How to Get Paid for DMs (and Why Calls Pay More per Hour of Active Time)

Paid-DM platforms are more crowded than ever. Before you set up another inbox monetization, here's what the numbers look like compared to per-minute calls.

Getting paid for DMs sounds like easy money: fans send messages, you reply when convenient, cash accumulates. In practice, paid-DM revenue is harder to scale than it looks, and the effective hourly rate — once you account for reading, thinking, and typing — is often lower than creators expect.

How paid DMs work and what they actually pay

Platforms like Sweet, Untold, and Fanfix let creators charge per message or unlock their inbox for a monthly fee. A mid-tier creator with 30k followers might lock their DMs at $5/unlock and get 20-50 paying openers per month — call it $100-$250 before the platform cut (typically 15-30%). Net: $70-$210/month, spread across hours of reading and typing.

If the average response takes 3 minutes, and you're handling 40 conversations across the month, that's 2 hours of active work for $70-$210 — or $35-$105/hour of active time. That's not bad. But at scale, DM volume becomes a support queue, not a revenue stream.

How paid video calls compare

Per-minute video calls on platforms like Cheddify compress the same fan interaction into live time. A 15-minute call at $5/min earns $75 in one session. The creator's active-time rate for that call: $300/hour — before the platform cut. After Cheddify's 20% fee, the creator nets $240/hour of active call time.

Real-world utilization is never 100%, but even three short 9-minute calls at $5/min nets ~$108 after the platform fee — and most paid-DM creators don't see that in a week. The tradeoff is that calls require being “on” in real time. DMs can be batched on your schedule.

Platform comparison: paid DMs vs live calls

| Model | Example platforms | Typical cut | Active time per dollar |
| Paid DMs | Sweet, Fanfix, Untold | 15-30% | Medium-high |
| Paid live calls | Cheddify, Keen | 20-50% | Low (time-efficient) |
| Paid text DMs + calls | Some platforms | Varies | Mixed |

When to stick with paid DMs

Paid DMs work best when your audience wants asynchronous connection — fans who live in different time zones, fans who are shy about live video, or fans who want a written artifact they can reread. If your content is text-heavy (advice, poetry, written readings), DMs may fit the format better than calls. The two models are complementary, not exclusive. Many creators use paid DMs for day-to-day fan interaction and Cheddify for deeper one-on-one sessions that fans book intentionally. Read more about how to price live video calls and which monetization tool belongs in your bio.

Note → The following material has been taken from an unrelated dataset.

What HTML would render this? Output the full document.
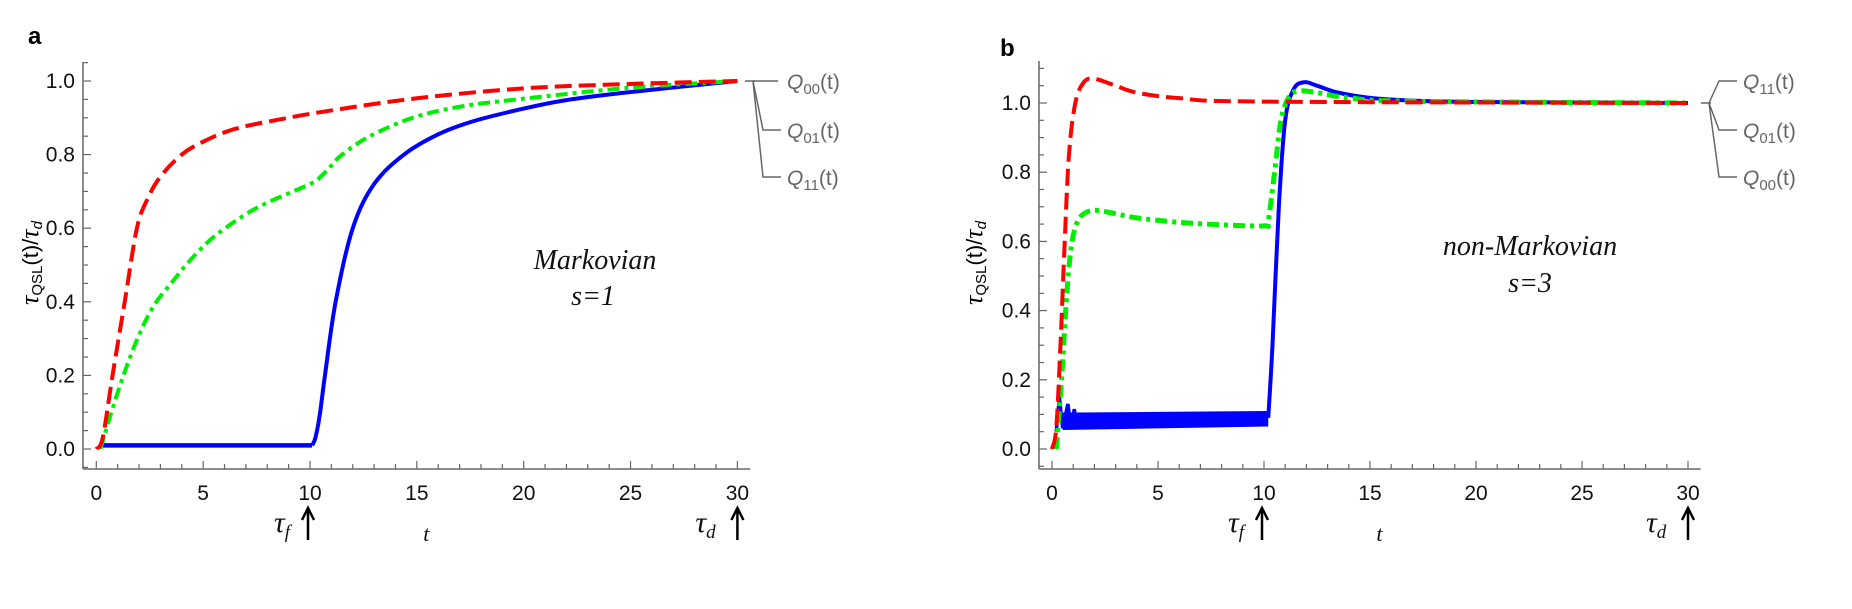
<!DOCTYPE html>
<html><head><meta charset="utf-8"><style>
body{margin:0;background:#fff}
svg{display:block}
text{font-family:"Liberation Sans",sans-serif}
.tk{font-size:21px;fill:#111}
.lg{font-size:21px;fill:#666}
.ann{font-family:"Liberation Serif",serif;font-style:italic;font-size:28px;fill:#111}
</style></head><body>
<svg id="s" width="1852" height="609" viewBox="0 0 1852 609" xmlns="http://www.w3.org/2000/svg">
<text x="28" y="44" style="font-size:24px;font-weight:bold">a</text>
<text x="1000" y="56" style="font-size:24px;font-weight:bold">b</text>
<g id="g"></g>
<text class="ann" x="595" y="269" text-anchor="middle">Markovian</text>
<text class="ann" x="593" y="305" text-anchor="middle">s=1</text>
<text class="ann" x="1530" y="255" text-anchor="middle">non-Markovian</text>
<text class="ann" x="1530" y="292" text-anchor="middle">s=3</text>
</svg>
<script>
var NS="http://www.w3.org/2000/svg",g=document.getElementById('g');
function el(t,a,txt){var e=document.createElementNS(NS,t);for(var k in a)e.setAttribute(k,a[k]);if(txt!==undefined)e.textContent=txt;g.appendChild(e);return e;}
function axes(P){
 var X=function(t){return P.x0+t*P.sx},Y=function(v){return P.y0-v*P.sy};
 el('line',{x1:P.ax,y1:P.top,x2:P.ax,y2:469,stroke:'#666','stroke-width':1.5});
 el('line',{x1:P.ax,y1:469,x2:X(30.6),y2:469,stroke:'#666','stroke-width':1.5});
 for(var i=0;i<=30;i++){var L=i%5==0?8:5;el('line',{x1:X(i),y1:469,x2:X(i),y2:469-L,stroke:'#666','stroke-width':1.2});
  if(i%5==0)el('text',{x:X(i),y:500,'text-anchor':'middle',class:'tk'},''+i);}
 for(var k=-1;k*0.05<=P.ymax;k++){var v=k*0.05,y=Y(v);if(y>468)continue;var maj=k%4==0;
  el('line',{x1:P.ax,y1:y,x2:P.ax+(maj?8:5),y2:y,stroke:'#666','stroke-width':1.2});
  if(maj&&k>=0)el('text',{x:P.ax-8,y:y+7,'text-anchor':'end',class:'tk'},v.toFixed(1));}
 var t=el('text',{x:0,y:0,transform:'translate('+P.lx+',263) rotate(-90)','text-anchor':'middle',style:'font-size:22px'});
 t.innerHTML='<tspan style="font-family:Liberation Serif;font-style:italic;font-size:26px">τ</tspan><tspan font-size="15" dy="4">QSL</tspan><tspan dy="-4">(t)/</tspan><tspan style="font-family:Liberation Serif;font-style:italic;font-size:26px">τ</tspan><tspan font-size="15" dy="4" style="font-style:italic">d</tspan>';
 el('text',{x:X(10)-36,y:532,class:'ann',style:'font-size:30px'}).innerHTML='τ<tspan font-size="19" dy="6">f</tspan>';
 el('text',{x:X(30)-42,y:532,class:'ann',style:'font-size:30px'}).innerHTML='τ<tspan font-size="19" dy="6">d</tspan>';
 [X(10)-2,X(30)].forEach(function(x){el('line',{x1:x,y1:540,x2:x,y2:510,stroke:'#000','stroke-width':2.5});el('path',{d:'M'+(x-6)+' 520 L'+x+' 508 L'+(x+6)+' 520',fill:'none',stroke:'#000','stroke-width':2.5});});
 el('text',{x:X(15.3),y:541,class:'ann',style:'font-size:22px'},'t');
 return [X,Y];
}
function path(pts,X,Y){var p=pts.map(function(q){return [X(q[0]),Y(q[1])]});var d='M'+p[0][0]+' '+p[0][1];
 for(var i=0;i<p.length-1;i++){var a=p[i-1]||p[i],b=p[i],c=p[i+1],e=p[i+2]||c;
  d+=' C'+(b[0]+(c[0]-a[0])/6)+' '+(b[1]+(c[1]-a[1])/6)+' '+(c[0]-(e[0]-b[0])/6)+' '+(c[1]-(e[1]-b[1])/6)+' '+c[0]+' '+c[1];}
 return d;}
function legend(x0,y0,ys,labs){el('line',{x1:x0,y1:y0,x2:x0+10,y2:y0,stroke:'#666','stroke-width':1.5});
 ys.forEach(function(y,i){var sx=x0+8;el('path',{d:'M'+sx+' '+y0+' L'+(sx+(y==y0?25:10))+' '+y+(y==y0?'':' L'+(sx+28)+' '+y),fill:'none',stroke:'#666','stroke-width':1.5});
  el('text',{x:x0+42,y:y+8,class:'lg'}).innerHTML='<tspan style="font-style:italic">Q</tspan><tspan font-size="15" dy="5">'+labs[i]+'</tspan><tspan dy="-5">(t)</tspan>';});}
// Panel a
var A=axes({x0:96.3,sx:21.37,y0:449,sy:368,ax:83,top:62,ymax:1.05,lx:38});
var X=A[0],Y=A[1];
el('path',{d:'M'+X(0.3)+' '+Y(0.01)+' L'+X(10.1)+' '+Y(0.01),fill:'none',stroke:'#0000ff','stroke-width':4.5});
var blueA=[[10.1,0.01],[10.25,0.03],[10.45,0.09],[10.7,0.2],[11.2,0.4],[12,0.6],[13,0.72],[14.4,0.8],[16,0.855],[17.6,0.89],[20,0.925],[22,0.948],[25,0.97],[30,1]];
el('path',{d:path(blueA,X,Y),fill:'none',stroke:'#0000ff','stroke-width':4});
el('path',{d:path([[0.2,0],[0.6,0.08],[1.27,0.2],[2,0.31],[2.7,0.39],[3.5,0.45],[4.2,0.5],[5,0.55],[5.8,0.59],[7.5,0.655],[10,0.72],[10.5,0.74],[11,0.77],[11.5,0.8],[12.8,0.85],[14.8,0.9],[17,0.93],[19.7,0.95],[25,0.982],[30,1]],X,Y),fill:'none',stroke:'#00ee00','stroke-width':4,'stroke-dasharray':'12 5 4 5'});
el('path',{d:path([[0,0],[0.3,0.03],[0.76,0.2],[1.33,0.4],[1.9,0.6],[2.4,0.68],[3,0.74],[4,0.8],[5,0.835],[6.5,0.87],[8.8,0.898],[11,0.92],[15,0.953],[20,0.98],[25,0.992],[30,1]],X,Y),fill:'none',stroke:'#ff0000','stroke-width':4,'stroke-dasharray':'17 7'});
legend(745,81,[81,130,177],['00','01','11']);
// Panel b
var B=axes({x0:1052,sx:21.2,y0:449,sy:346,ax:1039,top:61,ymax:1.12,lx:982});
X=B[0];Y=B[1];
el('path',{d:'M'+X(0.5)+' '+Y(0.105)+' L'+X(10.2)+' '+Y(0.11)+' L'+X(10.2)+' '+Y(0.065)+' L'+X(0.5)+' '+Y(0.055)+' Z',fill:'#0000ff'});
el('path',{d:'M'+X(0.2)+' '+Y(0.05)+' L'+X(0.35)+' '+Y(0.15)+' L'+X(0.5)+' '+Y(0.06)+' L'+X(0.75)+' '+Y(0.13)+' L'+X(0.9)+' '+Y(0.06)+' L'+X(1.05)+' '+Y(0.115)+' L'+X(1.2)+' '+Y(0.06),fill:'none',stroke:'#0000ff','stroke-width':3.5});
el('path',{d:path([[10.2,0.09],[10.4,0.3],[10.7,0.7],[11,0.95],[11.4,1.04],[11.9,1.06],[12.5,1.05],[13.5,1.03],[15,1.015],[17,1.007],[20,1.003],[30,1]],X,Y),fill:'none',stroke:'#0000ff','stroke-width':4});
el('path',{d:path([[0.2,0],[0.45,0.2],[0.7,0.45],[0.9,0.58],[1.1,0.64],[1.4,0.675],[2,0.69],[3,0.68],[4,0.668],[6,0.655],[8,0.648],[10,0.645],[10.2,0.66],[10.5,0.8],[10.8,0.95],[11.2,1.02],[11.7,1.035],[12.5,1.03],[14,1.015],[17,1.005],[30,1]],X,Y),fill:'none',stroke:'#00ee00','stroke-width':5,'stroke-dasharray':'12 5 4 5'});
el('path',{d:path([[0,0],[0.2,0.06],[0.4,0.3],[0.6,0.6],[0.8,0.85],[1.1,1.0],[1.5,1.06],[2,1.07],[3,1.05],[4,1.03],[6,1.014],[10,1.004],[30,1]],X,Y),fill:'none',stroke:'#ff0000','stroke-width':4,'stroke-dasharray':'17 7'});
legend(1701,103,[81,130,177],['11','01','00']);
</script>
</body></html>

Frequently asked questions

What's the best platform for paid DMs?

Sweet and Fanfix are the most creator-friendly options in 2026 for pure paid-DM monetization. Beacons also offers a paid-DM feature alongside its link-in-bio tools. Platform cuts range from 15-30%, so check terms carefully before building an audience there.

Why do calls earn more per hour than DMs?

Per-minute call rates mean the meter runs the entire time you're talking. A 10-minute call at $4/min earns $40 in 10 minutes — $240/hour of active time before platform fees. DMs require reading, composing, and context-switching across many conversations, making the effective hourly rate lower even if the per-message price seems high.

Can I do both paid DMs and live calls?

Yes, and many creators do. Paid DMs handle the asynchronous fan base — people who aren't ready to go on camera or who want a written artifact. Live calls handle fans who want deeper, real-time access. The two audiences often don't overlap much.

How do I deal with low-effort DM buyers who expect huge responses?

Set expectations in your bio or DM welcome message: specify your typical response length and turnaround. Many paid-DM platforms let you set word counts or response types. If a buyer consistently sends complex multi-part questions for a single DM price, it's fair to redirect them to a call where the meter reflects the work.

Is switching from paid DMs to paid calls worth it?

If you have an audience that already trusts you and is willing to pay for access, the switch is worth testing. Start by adding a Cheddify link alongside your DM platform rather than replacing it. See which one your existing fans gravitate toward before committing fully.